Two 350 mKB deep monitoring wells were constructed, respectively, 30 m up-dip or northeast, and 20 m down-dip or southwest of the injection well. The up-dip well (CMCRI Countess 103/10-22-17-16W4M; 50°27’2.20″N, 112° 7’13.35″W) is instrumented and completed primarily to perform geochemical sampling and monitoring experiments. Two notable features of this well are its completion using a sand pack and screened casing intervals over the injection zone interval and the installation of a U-Tube subsurface fluid sampling device within the sand pack. The down-dip well (CMCRI Countess 102/10-22-17-16W4; 50°27’1.06″N. 112° 7’15.14″W) is instrumented and completed primarily to perform geophysical monitoring experiments (Lawton et al., 2019).
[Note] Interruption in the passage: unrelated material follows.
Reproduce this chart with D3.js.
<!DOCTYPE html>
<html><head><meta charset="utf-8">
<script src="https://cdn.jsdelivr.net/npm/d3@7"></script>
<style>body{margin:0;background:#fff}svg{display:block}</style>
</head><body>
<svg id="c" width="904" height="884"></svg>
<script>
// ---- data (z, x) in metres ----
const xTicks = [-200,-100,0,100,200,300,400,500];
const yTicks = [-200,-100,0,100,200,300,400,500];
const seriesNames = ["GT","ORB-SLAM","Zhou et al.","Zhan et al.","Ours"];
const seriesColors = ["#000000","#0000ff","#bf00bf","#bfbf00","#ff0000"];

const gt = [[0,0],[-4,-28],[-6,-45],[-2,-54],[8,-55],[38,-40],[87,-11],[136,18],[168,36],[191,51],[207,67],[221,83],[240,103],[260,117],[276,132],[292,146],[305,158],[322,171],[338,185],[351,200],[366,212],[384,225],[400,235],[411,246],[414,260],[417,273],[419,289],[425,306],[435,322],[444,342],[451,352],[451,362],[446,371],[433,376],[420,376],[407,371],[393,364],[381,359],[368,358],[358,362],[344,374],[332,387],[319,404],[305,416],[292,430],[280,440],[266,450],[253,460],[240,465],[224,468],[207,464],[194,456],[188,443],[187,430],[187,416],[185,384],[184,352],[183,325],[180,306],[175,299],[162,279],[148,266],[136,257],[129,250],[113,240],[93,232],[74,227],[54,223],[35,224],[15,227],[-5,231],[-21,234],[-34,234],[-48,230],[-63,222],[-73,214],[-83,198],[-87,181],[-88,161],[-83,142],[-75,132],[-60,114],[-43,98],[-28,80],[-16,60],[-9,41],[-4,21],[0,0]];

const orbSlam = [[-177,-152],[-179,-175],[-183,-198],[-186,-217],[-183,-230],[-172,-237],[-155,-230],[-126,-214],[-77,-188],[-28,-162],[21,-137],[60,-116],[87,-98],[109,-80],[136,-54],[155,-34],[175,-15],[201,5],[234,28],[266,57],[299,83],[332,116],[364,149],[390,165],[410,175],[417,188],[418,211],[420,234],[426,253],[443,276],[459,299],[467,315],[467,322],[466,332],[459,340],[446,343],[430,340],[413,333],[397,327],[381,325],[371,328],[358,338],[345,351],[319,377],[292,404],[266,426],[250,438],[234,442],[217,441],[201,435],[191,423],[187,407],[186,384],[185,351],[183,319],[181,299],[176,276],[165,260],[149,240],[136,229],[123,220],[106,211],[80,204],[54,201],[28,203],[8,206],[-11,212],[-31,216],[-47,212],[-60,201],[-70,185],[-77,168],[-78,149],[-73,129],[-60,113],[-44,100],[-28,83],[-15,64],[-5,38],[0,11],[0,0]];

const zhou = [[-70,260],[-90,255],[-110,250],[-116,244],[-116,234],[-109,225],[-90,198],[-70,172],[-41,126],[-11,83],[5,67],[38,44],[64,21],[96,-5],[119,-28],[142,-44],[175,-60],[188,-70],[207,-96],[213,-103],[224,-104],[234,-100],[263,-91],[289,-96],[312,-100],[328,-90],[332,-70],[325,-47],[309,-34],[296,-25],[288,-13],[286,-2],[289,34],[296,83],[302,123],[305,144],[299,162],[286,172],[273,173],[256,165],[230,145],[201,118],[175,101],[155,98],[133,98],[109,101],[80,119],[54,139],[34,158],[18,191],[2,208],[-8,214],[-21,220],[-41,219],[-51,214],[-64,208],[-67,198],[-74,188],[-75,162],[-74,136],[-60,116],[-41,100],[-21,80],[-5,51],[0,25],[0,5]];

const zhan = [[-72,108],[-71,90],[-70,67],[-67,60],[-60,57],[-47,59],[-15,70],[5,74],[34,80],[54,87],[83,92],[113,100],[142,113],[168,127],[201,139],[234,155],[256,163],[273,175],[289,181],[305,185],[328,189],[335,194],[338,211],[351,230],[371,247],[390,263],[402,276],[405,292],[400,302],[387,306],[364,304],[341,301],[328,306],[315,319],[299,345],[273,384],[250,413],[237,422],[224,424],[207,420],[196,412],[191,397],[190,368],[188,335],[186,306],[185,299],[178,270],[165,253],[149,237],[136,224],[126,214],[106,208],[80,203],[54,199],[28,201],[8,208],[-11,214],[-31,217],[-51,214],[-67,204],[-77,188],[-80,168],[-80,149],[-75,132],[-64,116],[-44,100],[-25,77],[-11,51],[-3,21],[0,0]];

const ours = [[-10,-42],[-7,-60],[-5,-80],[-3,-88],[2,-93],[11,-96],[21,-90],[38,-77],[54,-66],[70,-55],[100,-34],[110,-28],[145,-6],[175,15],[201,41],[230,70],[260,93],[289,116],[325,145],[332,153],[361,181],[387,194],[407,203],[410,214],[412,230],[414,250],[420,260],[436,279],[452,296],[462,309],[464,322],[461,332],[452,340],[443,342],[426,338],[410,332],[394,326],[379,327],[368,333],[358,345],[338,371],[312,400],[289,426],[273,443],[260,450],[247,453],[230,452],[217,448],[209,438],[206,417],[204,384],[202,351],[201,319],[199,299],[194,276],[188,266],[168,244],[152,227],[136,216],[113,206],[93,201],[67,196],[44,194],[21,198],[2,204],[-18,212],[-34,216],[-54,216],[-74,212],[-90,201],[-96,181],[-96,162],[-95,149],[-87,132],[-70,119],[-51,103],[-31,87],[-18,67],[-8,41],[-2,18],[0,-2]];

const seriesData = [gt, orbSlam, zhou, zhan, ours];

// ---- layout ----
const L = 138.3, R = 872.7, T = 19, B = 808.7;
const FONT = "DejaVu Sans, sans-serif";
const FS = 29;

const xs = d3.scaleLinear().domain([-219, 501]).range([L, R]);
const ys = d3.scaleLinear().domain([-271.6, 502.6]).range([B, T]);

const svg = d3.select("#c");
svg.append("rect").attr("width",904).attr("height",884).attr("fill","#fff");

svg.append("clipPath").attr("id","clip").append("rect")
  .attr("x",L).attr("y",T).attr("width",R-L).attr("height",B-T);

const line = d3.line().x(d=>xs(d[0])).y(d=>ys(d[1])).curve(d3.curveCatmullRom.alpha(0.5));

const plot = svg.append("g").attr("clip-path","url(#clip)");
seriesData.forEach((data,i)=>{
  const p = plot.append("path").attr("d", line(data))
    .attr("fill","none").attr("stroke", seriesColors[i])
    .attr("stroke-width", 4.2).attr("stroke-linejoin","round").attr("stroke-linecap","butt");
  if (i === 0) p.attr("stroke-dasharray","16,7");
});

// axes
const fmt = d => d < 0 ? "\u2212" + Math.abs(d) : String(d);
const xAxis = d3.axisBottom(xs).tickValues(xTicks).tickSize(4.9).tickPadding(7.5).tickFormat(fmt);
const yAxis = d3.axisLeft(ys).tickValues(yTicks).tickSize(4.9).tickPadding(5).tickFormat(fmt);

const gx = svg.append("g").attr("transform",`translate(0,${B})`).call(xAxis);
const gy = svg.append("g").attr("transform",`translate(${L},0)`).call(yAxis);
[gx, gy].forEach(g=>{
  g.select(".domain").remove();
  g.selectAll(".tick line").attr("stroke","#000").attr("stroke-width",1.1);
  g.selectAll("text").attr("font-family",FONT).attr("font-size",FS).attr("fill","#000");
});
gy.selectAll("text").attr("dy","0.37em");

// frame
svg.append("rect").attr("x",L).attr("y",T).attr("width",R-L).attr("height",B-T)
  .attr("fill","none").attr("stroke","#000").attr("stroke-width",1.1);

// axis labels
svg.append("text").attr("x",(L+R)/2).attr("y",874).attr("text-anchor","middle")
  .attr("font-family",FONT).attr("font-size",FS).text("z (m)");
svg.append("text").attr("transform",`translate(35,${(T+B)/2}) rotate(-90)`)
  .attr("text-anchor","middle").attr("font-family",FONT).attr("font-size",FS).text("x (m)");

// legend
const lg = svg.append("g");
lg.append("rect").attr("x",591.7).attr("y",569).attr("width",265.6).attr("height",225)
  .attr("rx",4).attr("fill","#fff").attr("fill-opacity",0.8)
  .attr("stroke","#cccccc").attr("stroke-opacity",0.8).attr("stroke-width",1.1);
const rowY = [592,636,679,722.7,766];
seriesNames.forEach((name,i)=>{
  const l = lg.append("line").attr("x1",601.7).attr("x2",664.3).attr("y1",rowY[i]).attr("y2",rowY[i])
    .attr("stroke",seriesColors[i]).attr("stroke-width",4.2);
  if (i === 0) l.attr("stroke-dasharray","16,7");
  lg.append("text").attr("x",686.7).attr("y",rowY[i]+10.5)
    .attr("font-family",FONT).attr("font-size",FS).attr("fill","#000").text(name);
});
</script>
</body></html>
Respectively the two monitoring wells have steel surface casing that lands at 120 mKB and 50 mKB,
Six water wells (<150 m) were completed to the south, east, southeast and southwest of the three deep wells (Figure 13). The first water well drilled, DW1 (Figure 13; 50°26’56.04″N, 112° 7’19.86″W), is constructed like a domestic or farm well. It is drilled to 85.3 m below the ground surface (mbgs) and completed with a combination of a steel surface casing (0-26.2 mgbs) in unconsolidated Pleistocene tills and glacial-fluvial sediments that lands in the bedrock succession and an acrylonitrile butadiene styrene (ABS) thermoplastic casing (24.3 – 45 mbgs) that is slotted between 27.4 – 30.5 mbgs), such that water production is comingled from several sandstone beds across the slotted interval. This well contains an electrically powered submersible pump. The two other water wells, ML-2 (Figure 13; 50°26’55.92″N, 112° 7’19.32″W) and ML-3 (Figure 13; 50°27’0.14″N; 112° 7’12.72″W) are drilled to 85.3 mbgs and 108.2 mbgs, respectively.
Two water wells are completed with, Westbay and G360 multilevel groundwater monitoring systems.